→ Dataset records
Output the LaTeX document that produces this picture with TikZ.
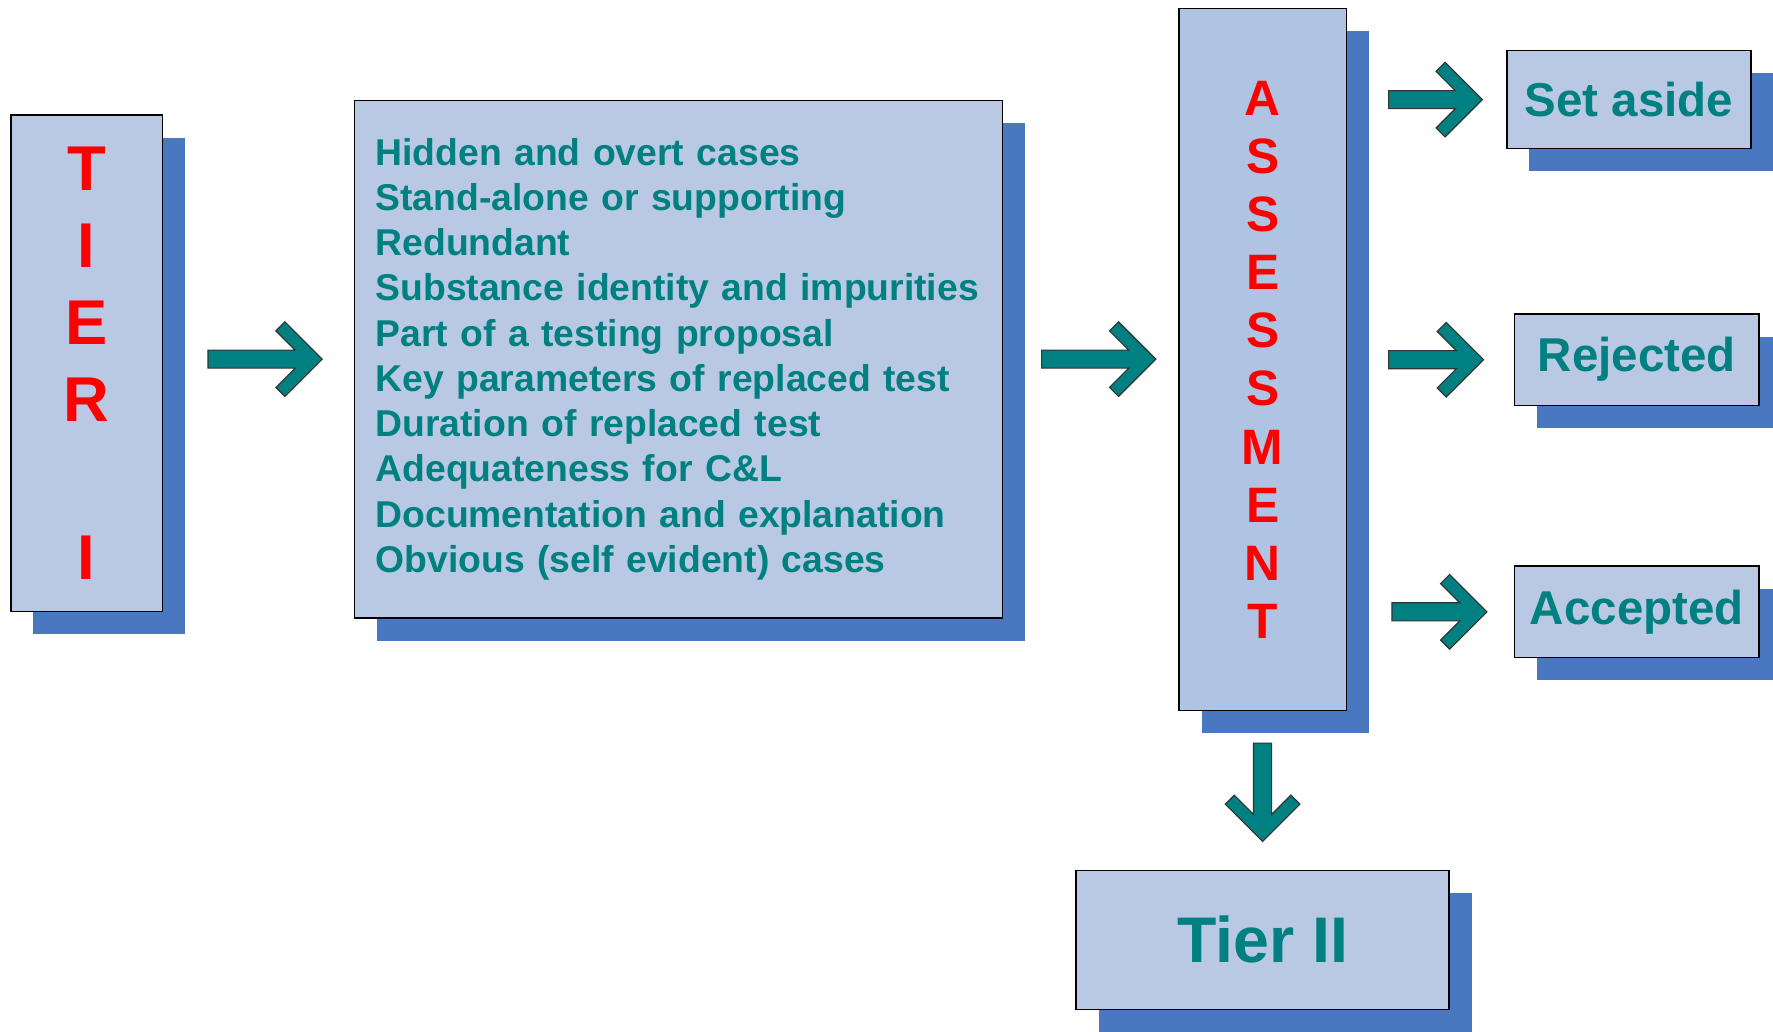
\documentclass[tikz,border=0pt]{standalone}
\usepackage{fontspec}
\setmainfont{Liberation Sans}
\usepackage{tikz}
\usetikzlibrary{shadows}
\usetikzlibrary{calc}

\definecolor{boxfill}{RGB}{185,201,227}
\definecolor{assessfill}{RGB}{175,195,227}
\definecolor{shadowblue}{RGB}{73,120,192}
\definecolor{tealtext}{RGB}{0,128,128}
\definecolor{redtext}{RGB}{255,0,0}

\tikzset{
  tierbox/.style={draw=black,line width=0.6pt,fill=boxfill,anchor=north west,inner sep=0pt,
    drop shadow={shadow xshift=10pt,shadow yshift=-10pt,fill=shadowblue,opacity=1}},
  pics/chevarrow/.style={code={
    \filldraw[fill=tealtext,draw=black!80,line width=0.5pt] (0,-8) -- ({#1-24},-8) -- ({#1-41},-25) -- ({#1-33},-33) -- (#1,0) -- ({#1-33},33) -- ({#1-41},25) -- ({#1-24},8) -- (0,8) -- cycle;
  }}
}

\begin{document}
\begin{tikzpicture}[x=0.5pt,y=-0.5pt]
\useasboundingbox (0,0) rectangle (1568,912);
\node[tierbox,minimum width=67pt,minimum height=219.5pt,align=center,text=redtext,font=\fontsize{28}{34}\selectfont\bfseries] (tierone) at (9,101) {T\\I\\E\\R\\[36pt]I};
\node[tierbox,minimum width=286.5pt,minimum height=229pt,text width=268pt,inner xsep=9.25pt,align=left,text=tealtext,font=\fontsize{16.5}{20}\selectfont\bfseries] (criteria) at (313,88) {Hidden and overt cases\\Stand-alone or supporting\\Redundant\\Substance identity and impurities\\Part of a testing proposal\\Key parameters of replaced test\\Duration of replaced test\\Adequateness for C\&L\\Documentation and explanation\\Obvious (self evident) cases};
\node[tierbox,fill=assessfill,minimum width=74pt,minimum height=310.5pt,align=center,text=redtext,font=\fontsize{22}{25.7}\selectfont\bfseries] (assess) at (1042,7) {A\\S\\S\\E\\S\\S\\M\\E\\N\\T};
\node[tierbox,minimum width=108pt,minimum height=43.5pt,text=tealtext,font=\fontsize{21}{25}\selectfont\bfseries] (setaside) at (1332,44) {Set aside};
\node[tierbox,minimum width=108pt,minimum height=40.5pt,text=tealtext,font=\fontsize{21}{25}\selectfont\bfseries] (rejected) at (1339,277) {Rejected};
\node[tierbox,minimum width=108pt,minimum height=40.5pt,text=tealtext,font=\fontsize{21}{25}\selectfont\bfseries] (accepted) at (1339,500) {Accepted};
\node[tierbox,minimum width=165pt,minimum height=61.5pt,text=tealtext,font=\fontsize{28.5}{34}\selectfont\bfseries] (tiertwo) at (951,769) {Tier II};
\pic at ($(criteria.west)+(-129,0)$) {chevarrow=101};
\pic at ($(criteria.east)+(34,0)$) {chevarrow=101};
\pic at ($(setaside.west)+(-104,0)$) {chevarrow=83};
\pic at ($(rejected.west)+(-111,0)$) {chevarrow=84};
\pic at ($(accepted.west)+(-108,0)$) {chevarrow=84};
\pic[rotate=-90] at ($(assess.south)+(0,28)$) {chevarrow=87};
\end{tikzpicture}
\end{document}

...

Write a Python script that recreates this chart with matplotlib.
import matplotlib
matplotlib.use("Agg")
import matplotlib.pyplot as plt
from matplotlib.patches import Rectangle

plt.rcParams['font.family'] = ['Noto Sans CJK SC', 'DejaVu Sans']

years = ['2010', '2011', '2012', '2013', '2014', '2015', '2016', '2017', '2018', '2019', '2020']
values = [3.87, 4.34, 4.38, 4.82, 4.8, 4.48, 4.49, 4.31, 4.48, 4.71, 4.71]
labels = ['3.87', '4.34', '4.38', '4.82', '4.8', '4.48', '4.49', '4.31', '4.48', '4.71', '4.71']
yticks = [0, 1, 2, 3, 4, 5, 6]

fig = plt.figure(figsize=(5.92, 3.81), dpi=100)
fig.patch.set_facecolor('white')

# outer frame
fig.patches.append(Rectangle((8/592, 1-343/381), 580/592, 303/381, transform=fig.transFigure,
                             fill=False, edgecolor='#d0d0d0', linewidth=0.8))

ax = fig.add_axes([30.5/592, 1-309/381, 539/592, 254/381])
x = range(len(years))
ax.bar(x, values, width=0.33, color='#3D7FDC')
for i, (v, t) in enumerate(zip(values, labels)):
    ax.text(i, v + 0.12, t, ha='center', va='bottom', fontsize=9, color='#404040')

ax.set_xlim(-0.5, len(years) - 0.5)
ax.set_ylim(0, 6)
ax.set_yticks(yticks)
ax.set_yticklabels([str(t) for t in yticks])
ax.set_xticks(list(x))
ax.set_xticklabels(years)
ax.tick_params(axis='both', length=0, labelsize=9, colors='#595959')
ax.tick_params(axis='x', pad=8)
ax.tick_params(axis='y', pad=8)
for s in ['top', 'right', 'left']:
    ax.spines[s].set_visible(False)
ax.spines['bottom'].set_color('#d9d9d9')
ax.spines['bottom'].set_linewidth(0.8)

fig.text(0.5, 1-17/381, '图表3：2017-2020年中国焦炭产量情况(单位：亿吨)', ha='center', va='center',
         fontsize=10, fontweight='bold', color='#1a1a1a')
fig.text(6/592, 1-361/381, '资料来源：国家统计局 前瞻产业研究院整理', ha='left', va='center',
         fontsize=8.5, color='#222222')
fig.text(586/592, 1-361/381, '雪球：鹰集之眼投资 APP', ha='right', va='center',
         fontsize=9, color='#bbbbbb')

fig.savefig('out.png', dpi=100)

--

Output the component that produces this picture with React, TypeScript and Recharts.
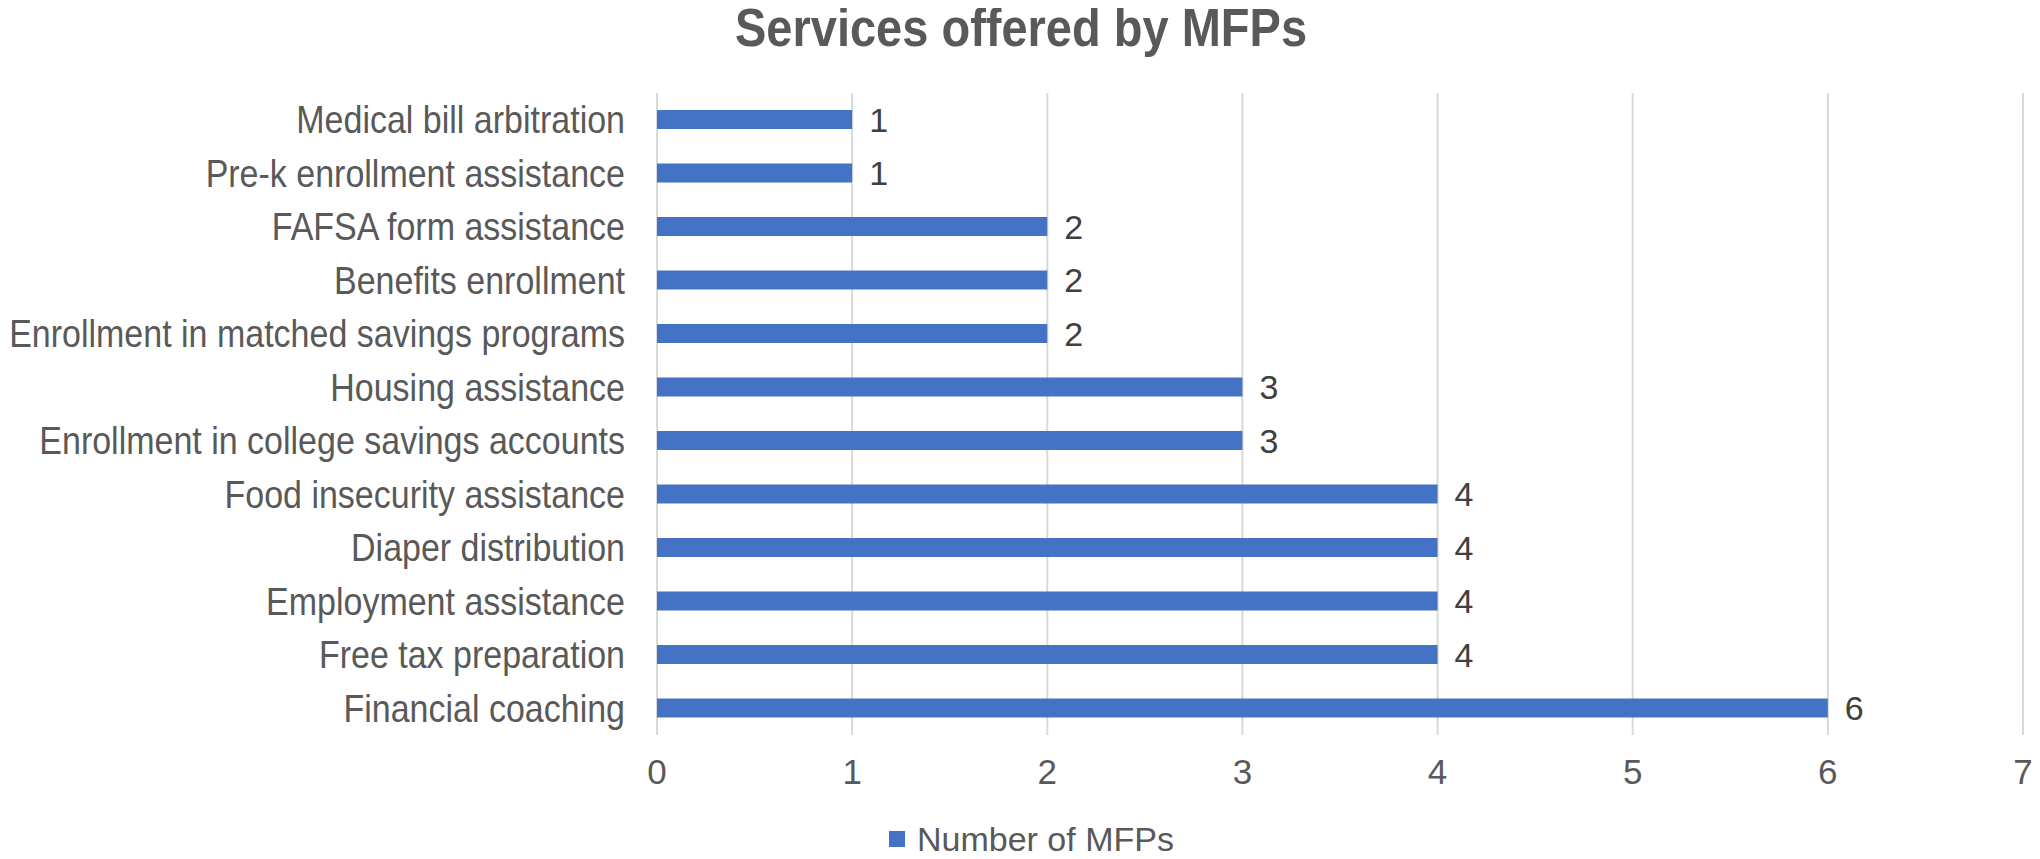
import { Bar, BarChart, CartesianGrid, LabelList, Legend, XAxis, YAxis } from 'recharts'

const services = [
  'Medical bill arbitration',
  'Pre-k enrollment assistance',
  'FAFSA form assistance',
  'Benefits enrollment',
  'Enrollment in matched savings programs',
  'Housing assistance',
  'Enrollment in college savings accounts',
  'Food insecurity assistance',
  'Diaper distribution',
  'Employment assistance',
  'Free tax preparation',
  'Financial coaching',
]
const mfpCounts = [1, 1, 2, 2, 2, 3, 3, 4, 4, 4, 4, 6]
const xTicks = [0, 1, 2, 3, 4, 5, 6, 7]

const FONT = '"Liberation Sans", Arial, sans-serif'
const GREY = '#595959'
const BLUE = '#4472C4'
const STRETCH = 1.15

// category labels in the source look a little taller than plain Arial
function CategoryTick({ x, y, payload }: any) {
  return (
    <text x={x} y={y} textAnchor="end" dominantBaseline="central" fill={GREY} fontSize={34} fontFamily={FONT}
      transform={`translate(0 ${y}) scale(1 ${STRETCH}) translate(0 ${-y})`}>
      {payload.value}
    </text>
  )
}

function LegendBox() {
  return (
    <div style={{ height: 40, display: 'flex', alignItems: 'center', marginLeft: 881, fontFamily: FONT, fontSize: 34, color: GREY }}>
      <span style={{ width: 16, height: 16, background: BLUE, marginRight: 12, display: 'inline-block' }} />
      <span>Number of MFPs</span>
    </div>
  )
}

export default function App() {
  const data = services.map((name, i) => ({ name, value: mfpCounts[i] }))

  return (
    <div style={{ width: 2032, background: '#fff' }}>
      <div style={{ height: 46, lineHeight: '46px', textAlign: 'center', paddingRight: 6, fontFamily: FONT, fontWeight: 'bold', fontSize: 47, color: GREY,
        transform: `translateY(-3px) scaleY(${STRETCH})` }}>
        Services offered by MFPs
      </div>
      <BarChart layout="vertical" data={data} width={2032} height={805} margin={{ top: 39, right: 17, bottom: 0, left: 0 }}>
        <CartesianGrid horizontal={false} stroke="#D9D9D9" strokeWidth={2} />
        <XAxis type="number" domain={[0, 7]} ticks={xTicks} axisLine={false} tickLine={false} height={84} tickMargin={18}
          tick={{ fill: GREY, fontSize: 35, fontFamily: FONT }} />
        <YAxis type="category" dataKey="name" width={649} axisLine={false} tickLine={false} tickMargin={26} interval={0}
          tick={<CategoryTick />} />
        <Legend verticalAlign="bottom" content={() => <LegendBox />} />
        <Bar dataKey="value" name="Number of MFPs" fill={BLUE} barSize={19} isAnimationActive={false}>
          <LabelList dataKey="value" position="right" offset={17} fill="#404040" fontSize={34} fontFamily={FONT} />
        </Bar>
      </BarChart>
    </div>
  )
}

→ Set problem
Output the section opening with the line that has "Write a Python" and closing with the line that has "fig.patch.set_facecolor('white')". Keep both end lines and leave out the rest.

→ Right answer
Write a Python script that recreates this chart with matplotlib.
import matplotlib
matplotlib.use("Agg")
import matplotlib.pyplot as plt
from matplotlib.patches import Rectangle

plt.rcParams['font.family'] = ['Noto Sans CJK SC', 'DejaVu Sans']

years = ['2010', '2011', '2012', '2013', '2014', '2015', '2016', '2017', '2018', '2019', '2020']
values = [3.87, 4.34, 4.38, 4.82, 4.8, 4.48, 4.49, 4.31, 4.48, 4.71, 4.71]
labels = ['3.87', '4.34', '4.38', '4.82', '4.8', '4.48', '4.49', '4.31', '4.48', '4.71', '4.71']
yticks = [0, 1, 2, 3, 4, 5, 6]

fig = plt.figure(figsize=(5.92, 3.81), dpi=100)
fig.patch.set_facecolor('white')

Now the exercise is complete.